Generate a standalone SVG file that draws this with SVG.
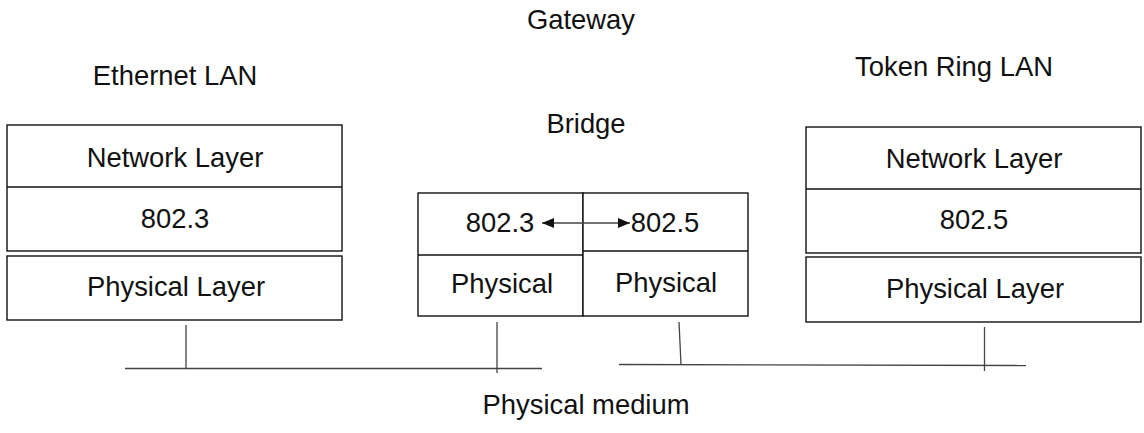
<svg xmlns="http://www.w3.org/2000/svg" width="1144" height="433" viewBox="0 0 1144 433">
  <style>
    text { font-family: "Liberation Sans", Arial, sans-serif; font-size: 27.4px; fill: #111; text-anchor: middle; }
    .box { fill: #fff; stroke: #111; stroke-width: 1.4; }
    .div { stroke: #111; stroke-width: 1.4; fill: none; }
    .wire { stroke: #444; stroke-width: 1.3; fill: none; }
  </style>
  <defs>
    <marker id="head" viewBox="0 0 12 10" refX="12" refY="5" markerWidth="12" markerHeight="10" markerUnits="userSpaceOnUse" orient="auto-start-reverse">
      <path d="M0,0 L12,5 L0,10 Z" fill="#111"/>
    </marker>
  </defs>

  <rect width="1144" height="433" fill="#fff"/>

  <!-- free labels -->
  <text id="gateway" x="581" y="29">Gateway</text>
  <text id="bridge-label" x="586" y="133">Bridge</text>
  <text id="ethernet-label" x="175" y="85">Ethernet LAN</text>
  <text id="tokenring-label" x="954" y="76">Token Ring LAN</text>
  <text id="medium-label" x="586" y="414">Physical medium</text>

  <!-- Ethernet LAN stack -->
  <g id="eth-upper">
    <rect class="box" x="7" y="125" width="335" height="126"/>
    <line class="div" x1="7" y1="187" x2="342" y2="187"/>
    <text x="175" y="167">Network Layer</text>
    <text x="175" y="228">802.3</text>
  </g>
  <g id="eth-physical">
    <rect class="box" x="7" y="256" width="335" height="64"/>
    <text x="176" y="296">Physical Layer</text>
  </g>

  <!-- Bridge -->
  <g id="bridge-left">
    <rect class="box" x="418" y="193" width="165" height="123"/>
    <line class="div" x1="418" y1="255" x2="583" y2="255"/>
    <text x="500" y="232">802.3</text>
    <text x="502" y="293">Physical</text>
  </g>
  <g id="bridge-right">
    <rect class="box" x="583" y="193" width="165" height="123"/>
    <line class="div" x1="583" y1="251" x2="748" y2="251"/>
    <text x="665" y="232">802.5</text>
    <text x="666" y="292">Physical</text>
  </g>

  <!-- Token Ring LAN stack -->
  <g id="tr-upper">
    <rect class="box" x="806" y="127" width="335" height="126"/>
    <line class="div" x1="806" y1="189" x2="1141" y2="189"/>
    <text x="974" y="168">Network Layer</text>
    <text x="974" y="229">802.5</text>
  </g>
  <g id="tr-physical">
    <rect class="box" x="806" y="257" width="335" height="65"/>
    <text x="975" y="298">Physical Layer</text>
  </g>

  <!-- connectors -->
  <g id="connectors">
    <line class="wire" x1="542" y1="223" x2="630" y2="223" marker-start="url(#head)" marker-end="url(#head)"/>
    <line class="wire" x1="125" y1="368.5" x2="542" y2="368.5"/>
    <line class="wire" x1="186" y1="325" x2="186" y2="369"/>
    <line class="wire" x1="497" y1="322" x2="497" y2="373"/>
    <line class="wire" x1="619" y1="364.5" x2="1026" y2="365.5"/>
    <line class="wire" x1="679" y1="322" x2="681" y2="364.5"/>
    <line class="wire" x1="984.5" y1="327" x2="984.5" y2="371"/>
  </g>
</svg>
==========
:: What you are asked to do ::
Take the listing above and print it exactly, apart from the pictures.

:: Reply to the task ::
Generate a standalone SVG file that draws this with SVG.
<svg xmlns="http://www.w3.org/2000/svg" width="1144" height="433" viewBox="0 0 1144 433">
  <style>
    text { font-family: "Liberation Sans", Arial, sans-serif; font-size: 27.4px; fill: #111; text-anchor: middle; }
    .box { fill: #fff; stroke: #111; stroke-width: 1.4; }
    .div { stroke: #111; stroke-width: 1.4; fill: none; }
    .wire { stroke: #444; stroke-width: 1.3; fill: none; }
  </style>
  <defs>
    <marker id="head" viewBox="0 0 12 10" refX="12" refY="5" markerWidth="12" markerHeight="10" markerUnits="userSpaceOnUse" orient="auto-start-reverse">
      <path d="M0,0 L12,5 L0,10 Z" fill="#111"/>
    </marker>
  </defs>

  <rect width="1144" height="433" fill="#fff"/>

  <!-- free labels -->
  <text id="gateway" x="581" y="29">Gateway</text>
  <text id="bridge-label" x="586" y="133">Bridge</text>
  <text id="ethernet-label" x="175" y="85">Ethernet LAN</text>
  <text id="tokenring-label" x="954" y="76">Token Ring LAN</text>
  <text id="medium-label" x="586" y="414">Physical medium</text>

  <!-- Ethernet LAN stack -->
  <g id="eth-upper">
    <rect class="box" x="7" y="125" width="335" height="126"/>
    <line class="div" x1="7" y1="187" x2="342" y2="187"/>
    <text x="175" y="167">Network Layer</text>
    <text x="175" y="228">802.3</text>
  </g>
  <g id="eth-physical">
    <rect class="box" x="7" y="256" width="335" height="64"/>
    <text x="176" y="296">Physical Layer</text>
  </g>

  <!-- Bridge -->
  <g id="bridge-left">
    <rect class="box" x="418" y="193" width="165" height="123"/>
    <line class="div" x1="418" y1="255" x2="583" y2="255"/>
    <text x="500" y="232">802.3</text>
    <text x="502" y="293">Physical</text>
  </g>
  <g id="bridge-right">
    <rect class="box" x="583" y="193" width="165" height="123"/>
    <line class="div" x1="583" y1="251" x2="748" y2="251"/>
    <text x="665" y="232">802.5</text>
    <text x="666" y="292">Physical</text>
  </g>

  <!-- Token Ring LAN stack -->
  <g id="tr-upper">
    <rect class="box" x="806" y="127" width="335" height="126"/>
    <line class="div" x1="806" y1="189" x2="1141" y2="189"/>
    <text x="974" y="168">Network Layer</text>
    <text x="974" y="229">802.5</text>
  </g>
  <g id="tr-physical">
    <rect class="box" x="806" y="257" width="335" height="65"/>
    <text x="975" y="298">Physical Layer</text>
  </g>

  <!-- connectors -->
  <g id="connectors">
    <line class="wire" x1="542" y1="223" x2="630" y2="223" marker-start="url(#head)" marker-end="url(#head)"/>
    <line class="wire" x1="125" y1="368.5" x2="542" y2="368.5"/>
    <line class="wire" x1="186" y1="325" x2="186" y2="369"/>
    <line class="wire" x1="497" y1="322" x2="497" y2="373"/>
    <line class="wire" x1="619" y1="364.5" x2="1026" y2="365.5"/>
    <line class="wire" x1="679" y1="322" x2="681" y2="364.5"/>
    <line class="wire" x1="984.5" y1="327" x2="984.5" y2="371"/>
  </g>
</svg>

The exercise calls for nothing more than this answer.